Pieter Johan van Berckel (January 1725 - 27 December 1800) was a Dutch politician, who served as mayor of Rotterdam and the first ambassador from the Dutch Republic to the United States of America. He also remained part of the government of Rotterdam until 30 January 1788, when he was dismissed by William V, Prince of Orange and the Estates General of the Dutch Republic - he never returned to Rotterdam and remained a refugee, dying in Newark.
He was born in Rotterdam, as a son of Engelbert van Berckel.
On 4 March 1783 Van Berckel was made the first minister plenipotentiaris to the USA. He set off for Philadelphia on 25th June on the Overijssel, accompanied by Gijsbert Karel van Hogendorp, Carel de Vos van Steenwijk and Johan Willem Simon van Haersolte, serving as an officer or sailing as a passenger on one of four ships, which formed an escort squadron. Van Berckel sent a letter ahead ordering a six-horse carriage, along with two Amsterdam merchants who wanted to invest in the Bank of Pennsylvania. He arrived on 11 October and was housed in the best inn in the city.
Van Berckel and the large Dutch delegation had taken fifteen weeks to cross the Atlantic due to bad weather along the coast. One of the four ships, the warship De Erfprins (launched in 1770 by the Admiralty of Amsterdam) was wrecked 25 miles off Cape Cod. She lost two masts in a storm and was adrift for nine weeks at sea before sinking on 25 November in the Atlantic. 40 survivors from a crew of 350 were eventually picked up by a US brig.

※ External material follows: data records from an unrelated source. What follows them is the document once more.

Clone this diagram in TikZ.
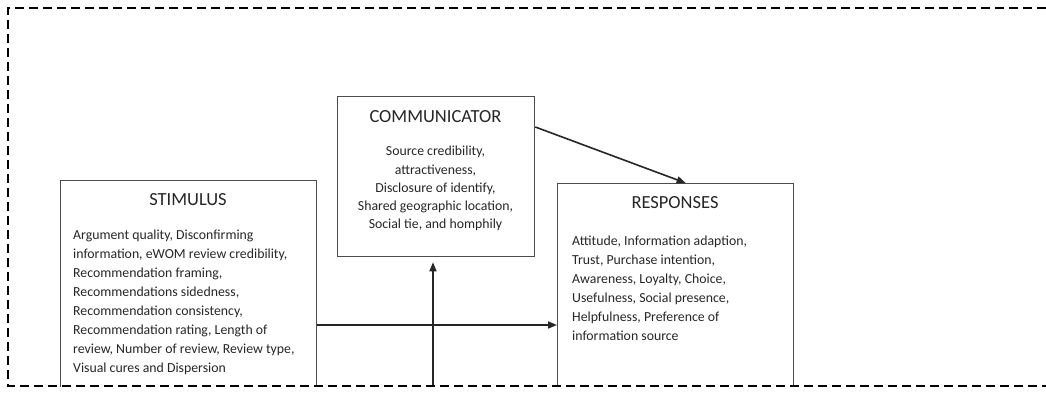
\documentclass[tikz,border=0pt]{standalone}
\usepackage{fontspec}
\setmainfont{Carlito}
\usetikzlibrary{arrows.meta,calc}
\begin{document}
\begin{tikzpicture}[x=1pt,y=1pt,
 box/.style={draw=black!70,line width=1.3pt,inner sep=0pt,anchor=north west},
 ttl/.style={font=\fontsize{18.5}{22}\selectfont, text=black!85, inner sep=0pt},
 body/.style={font=\fontsize{13.8}{19}\selectfont, text=black!85, align=left, inner sep=0pt, anchor=north west},
 cbody/.style={font=\fontsize{13.8}{18.3}\selectfont, text=black!85, align=center, inner sep=0pt, anchor=north},
 arr/.style={draw=black!85,line width=1.6pt,-{Triangle[length=9pt,width=7pt]}},
 frame/.style={draw=black,line width=1.6pt,dash pattern=on 9pt off 5pt}]
\useasboundingbox (0,0) rectangle (1046,-394);
\begin{scope}
\clip (0,0) rectangle (1046,-386);
\node[box,minimum width=256pt,minimum height=260pt] (stim) at (60,-180) {};
\node[box,minimum width=197pt,minimum height=160pt] (comm) at (337,-96) {};
\node[box,minimum width=236pt,minimum height=260pt] (resp) at (557,-183) {};
\end{scope}
\node[ttl] (stimt) at (188,-200) {STIMULUS};
\node[ttl] (commt) at (435.5,-117) {COMMUNICATOR};
\node[ttl] (respt) at (675,-203) {RESPONSES};
\node[body] (stimb) at (73,-230) {Argument quality, Disconfirming\\information, eWOM review credibility,\\Recommendation framing,\\Recommendations sidedness,\\Recommendation consistency,\\Recommendation rating, Length of\\review, Number of review, Review type,\\Visual cures and Dispersion};
\node[cbody] (commb) at (435.5,-146) {Source credibility,\\attractiveness,\\Disclosure of identify,\\Shared geographic location,\\Social tie, and homphily};
\node[body] (respb) at (572,-236) {Attitude, Information adaption,\\Trust, Purchase intention,\\Awareness, Loyalty, Choice,\\Usefulness, Social presence,\\Helpfulness, Preference of\\information source};
\coordinate (src) at (433,-386);
\draw[arr] ($(comm.north east)+(0,-31)$) -- ($(resp.north)+(10,0)$);
\draw[arr] ($(stim.north east)+(0,-145)$) -- ($(resp.west)!($(stim.north east)+(0,-145)$)!(resp.north west)$);
\draw[arr,shorten >=5pt] (src) -- (src |- comm.south);
\begin{scope}
\clip (0,0) rectangle (1046,-394);
\draw[frame] (1060,-8) -- (8,-8) -- (8,-386) -- (1060,-386);
\end{scope}
\end{tikzpicture}
\end{document}
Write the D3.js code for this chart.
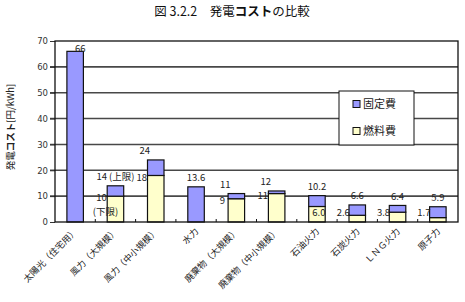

No horse, carriage or house were ready for Van Berckel, all of which severely offended him, as did the fact that the Congress was no longer in Philadelphia - Princeton had only 75 houses but several good inns, sufficient to house the 22 congressmen during its four months as the US capital. Van Berckel spent the night with a local grandee. Handing in his credentials to the Congress of the Confederation was postponed by a day by president Elias Boudinot, a silversmith, to give time for preparations - the ceremony happened on 31 October at Nassau Hall, now the library of the University of Princeton.